PROBLEM STATEMENT:
Below is a listing; write it out exactly and drop any images from it.
━━━ GIVEN INFORMATION ━━━
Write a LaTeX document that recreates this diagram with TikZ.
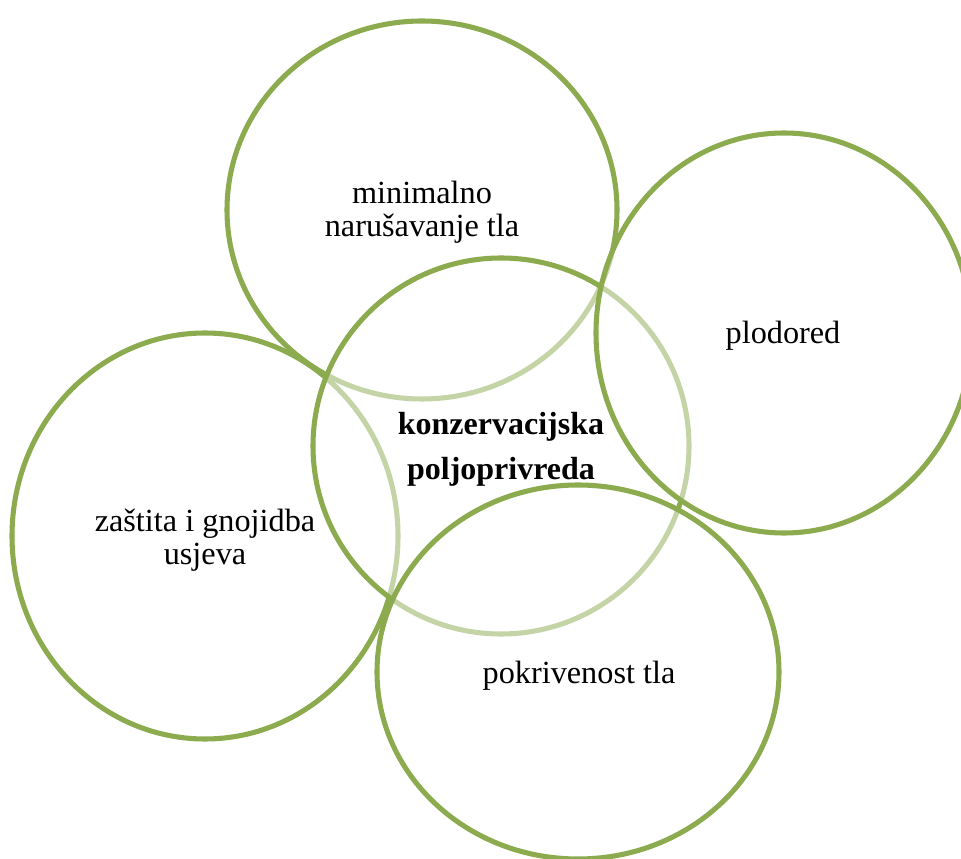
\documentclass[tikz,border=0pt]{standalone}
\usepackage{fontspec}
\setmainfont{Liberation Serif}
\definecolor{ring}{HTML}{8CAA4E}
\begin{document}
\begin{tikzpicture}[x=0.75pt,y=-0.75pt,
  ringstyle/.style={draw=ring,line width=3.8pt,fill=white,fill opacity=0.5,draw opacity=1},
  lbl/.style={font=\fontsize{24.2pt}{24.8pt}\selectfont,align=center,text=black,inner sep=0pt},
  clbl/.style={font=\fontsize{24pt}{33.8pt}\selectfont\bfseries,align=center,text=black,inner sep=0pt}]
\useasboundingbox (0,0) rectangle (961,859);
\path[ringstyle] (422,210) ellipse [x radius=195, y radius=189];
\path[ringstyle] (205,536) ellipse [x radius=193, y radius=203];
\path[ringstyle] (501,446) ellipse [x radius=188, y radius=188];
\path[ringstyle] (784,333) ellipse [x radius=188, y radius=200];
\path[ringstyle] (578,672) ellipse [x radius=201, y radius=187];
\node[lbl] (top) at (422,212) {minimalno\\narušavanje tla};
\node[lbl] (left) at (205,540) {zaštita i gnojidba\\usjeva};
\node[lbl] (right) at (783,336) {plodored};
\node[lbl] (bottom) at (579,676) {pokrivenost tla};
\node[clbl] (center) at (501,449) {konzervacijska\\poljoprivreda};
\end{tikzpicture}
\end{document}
━━━
CORRECT OUTPUT:
Write a LaTeX document that recreates this diagram with TikZ.
\documentclass[tikz,border=0pt]{standalone}
\usepackage{fontspec}
\setmainfont{Liberation Serif}
\definecolor{ring}{HTML}{8CAA4E}
\begin{document}
\begin{tikzpicture}[x=0.75pt,y=-0.75pt,
  ringstyle/.style={draw=ring,line width=3.8pt,fill=white,fill opacity=0.5,draw opacity=1},
  lbl/.style={font=\fontsize{24.2pt}{24.8pt}\selectfont,align=center,text=black,inner sep=0pt},
  clbl/.style={font=\fontsize{24pt}{33.8pt}\selectfont\bfseries,align=center,text=black,inner sep=0pt}]
\useasboundingbox (0,0) rectangle (961,859);
\path[ringstyle] (422,210) ellipse [x radius=195, y radius=189];
\path[ringstyle] (205,536) ellipse [x radius=193, y radius=203];
\path[ringstyle] (501,446) ellipse [x radius=188, y radius=188];
\path[ringstyle] (784,333) ellipse [x radius=188, y radius=200];
\path[ringstyle] (578,672) ellipse [x radius=201, y radius=187];
\node[lbl] (top) at (422,212) {minimalno\\narušavanje tla};
\node[lbl] (left) at (205,540) {zaštita i gnojidba\\usjeva};
\node[lbl] (right) at (783,336) {plodored};
\node[lbl] (bottom) at (579,676) {pokrivenost tla};
\node[clbl] (center) at (501,449) {konzervacijska\\poljoprivreda};
\end{tikzpicture}
\end{document}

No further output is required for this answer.